Dataset content |
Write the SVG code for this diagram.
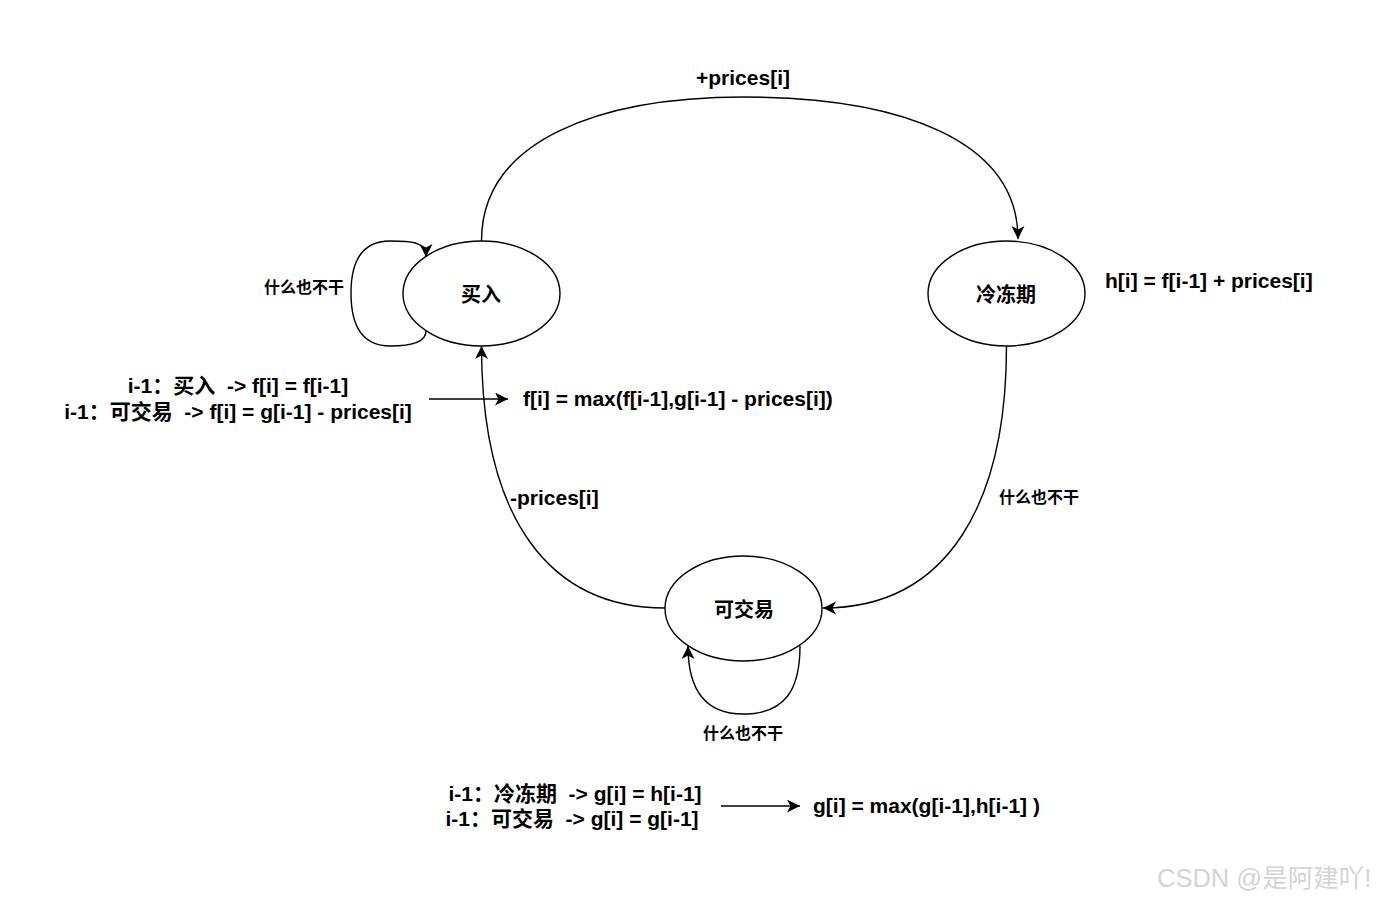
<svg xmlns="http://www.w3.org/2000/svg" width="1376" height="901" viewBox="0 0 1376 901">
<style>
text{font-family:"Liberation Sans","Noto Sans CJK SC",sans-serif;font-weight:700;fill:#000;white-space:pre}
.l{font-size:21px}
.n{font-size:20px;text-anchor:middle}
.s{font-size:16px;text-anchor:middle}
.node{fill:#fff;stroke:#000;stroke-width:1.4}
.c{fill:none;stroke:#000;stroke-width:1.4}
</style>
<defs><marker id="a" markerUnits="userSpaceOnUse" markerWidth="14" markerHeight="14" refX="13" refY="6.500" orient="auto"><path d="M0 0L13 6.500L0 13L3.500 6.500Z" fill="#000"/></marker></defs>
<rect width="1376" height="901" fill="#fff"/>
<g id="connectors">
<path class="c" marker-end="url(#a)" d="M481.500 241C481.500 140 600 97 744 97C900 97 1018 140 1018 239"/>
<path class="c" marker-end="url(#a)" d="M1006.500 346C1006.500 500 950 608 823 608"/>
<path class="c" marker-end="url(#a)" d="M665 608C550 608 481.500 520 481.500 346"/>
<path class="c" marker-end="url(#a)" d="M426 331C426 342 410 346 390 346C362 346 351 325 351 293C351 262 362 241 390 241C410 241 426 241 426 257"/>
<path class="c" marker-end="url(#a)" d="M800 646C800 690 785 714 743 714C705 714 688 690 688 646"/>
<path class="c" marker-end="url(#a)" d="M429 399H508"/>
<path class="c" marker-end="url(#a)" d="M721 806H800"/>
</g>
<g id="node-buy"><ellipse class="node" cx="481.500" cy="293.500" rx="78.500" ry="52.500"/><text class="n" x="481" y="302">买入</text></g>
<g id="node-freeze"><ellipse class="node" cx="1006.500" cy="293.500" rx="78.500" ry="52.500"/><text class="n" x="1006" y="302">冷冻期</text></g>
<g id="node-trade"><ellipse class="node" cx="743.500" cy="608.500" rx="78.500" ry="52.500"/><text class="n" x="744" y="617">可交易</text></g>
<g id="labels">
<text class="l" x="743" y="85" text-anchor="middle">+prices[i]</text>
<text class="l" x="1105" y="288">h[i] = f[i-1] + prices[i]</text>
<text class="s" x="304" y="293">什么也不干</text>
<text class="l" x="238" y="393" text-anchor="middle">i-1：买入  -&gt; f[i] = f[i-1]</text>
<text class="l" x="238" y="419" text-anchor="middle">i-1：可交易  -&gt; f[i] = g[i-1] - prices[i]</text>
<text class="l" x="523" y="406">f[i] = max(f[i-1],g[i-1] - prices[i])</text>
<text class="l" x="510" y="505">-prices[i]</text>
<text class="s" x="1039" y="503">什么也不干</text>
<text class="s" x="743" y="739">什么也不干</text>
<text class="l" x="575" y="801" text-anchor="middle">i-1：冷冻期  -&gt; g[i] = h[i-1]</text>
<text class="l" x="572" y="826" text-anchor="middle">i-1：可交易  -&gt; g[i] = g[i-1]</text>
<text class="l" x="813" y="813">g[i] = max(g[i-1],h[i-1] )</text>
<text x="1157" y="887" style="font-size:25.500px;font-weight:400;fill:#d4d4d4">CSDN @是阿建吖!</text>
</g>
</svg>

Your objective | Set every line down exactly as written, leaving each picture out.

Exercise output |
Write the SVG code for this diagram.
<svg xmlns="http://www.w3.org/2000/svg" width="1376" height="901" viewBox="0 0 1376 901">
<style>
text{font-family:"Liberation Sans","Noto Sans CJK SC",sans-serif;font-weight:700;fill:#000;white-space:pre}
.l{font-size:21px}
.n{font-size:20px;text-anchor:middle}
.s{font-size:16px;text-anchor:middle}
.node{fill:#fff;stroke:#000;stroke-width:1.4}
.c{fill:none;stroke:#000;stroke-width:1.4}
</style>
<defs><marker id="a" markerUnits="userSpaceOnUse" markerWidth="14" markerHeight="14" refX="13" refY="6.500" orient="auto"><path d="M0 0L13 6.500L0 13L3.500 6.500Z" fill="#000"/></marker></defs>
<rect width="1376" height="901" fill="#fff"/>
<g id="connectors">
<path class="c" marker-end="url(#a)" d="M481.500 241C481.500 140 600 97 744 97C900 97 1018 140 1018 239"/>
<path class="c" marker-end="url(#a)" d="M1006.500 346C1006.500 500 950 608 823 608"/>
<path class="c" marker-end="url(#a)" d="M665 608C550 608 481.500 520 481.500 346"/>
<path class="c" marker-end="url(#a)" d="M426 331C426 342 410 346 390 346C362 346 351 325 351 293C351 262 362 241 390 241C410 241 426 241 426 257"/>
<path class="c" marker-end="url(#a)" d="M800 646C800 690 785 714 743 714C705 714 688 690 688 646"/>
<path class="c" marker-end="url(#a)" d="M429 399H508"/>
<path class="c" marker-end="url(#a)" d="M721 806H800"/>
</g>
<g id="node-buy"><ellipse class="node" cx="481.500" cy="293.500" rx="78.500" ry="52.500"/><text class="n" x="481" y="302">买入</text></g>
<g id="node-freeze"><ellipse class="node" cx="1006.500" cy="293.500" rx="78.500" ry="52.500"/><text class="n" x="1006" y="302">冷冻期</text></g>
<g id="node-trade"><ellipse class="node" cx="743.500" cy="608.500" rx="78.500" ry="52.500"/><text class="n" x="744" y="617">可交易</text></g>
<g id="labels">
<text class="l" x="743" y="85" text-anchor="middle">+prices[i]</text>
<text class="l" x="1105" y="288">h[i] = f[i-1] + prices[i]</text>
<text class="s" x="304" y="293">什么也不干</text>
<text class="l" x="238" y="393" text-anchor="middle">i-1：买入  -&gt; f[i] = f[i-1]</text>
<text class="l" x="238" y="419" text-anchor="middle">i-1：可交易  -&gt; f[i] = g[i-1] - prices[i]</text>
<text class="l" x="523" y="406">f[i] = max(f[i-1],g[i-1] - prices[i])</text>
<text class="l" x="510" y="505">-prices[i]</text>
<text class="s" x="1039" y="503">什么也不干</text>
<text class="s" x="743" y="739">什么也不干</text>
<text class="l" x="575" y="801" text-anchor="middle">i-1：冷冻期  -&gt; g[i] = h[i-1]</text>
<text class="l" x="572" y="826" text-anchor="middle">i-1：可交易  -&gt; g[i] = g[i-1]</text>
<text class="l" x="813" y="813">g[i] = max(g[i-1],h[i-1] )</text>
<text x="1157" y="887" style="font-size:25.500px;font-weight:400;fill:#d4d4d4">CSDN @是阿建吖!</text>
</g>
</svg>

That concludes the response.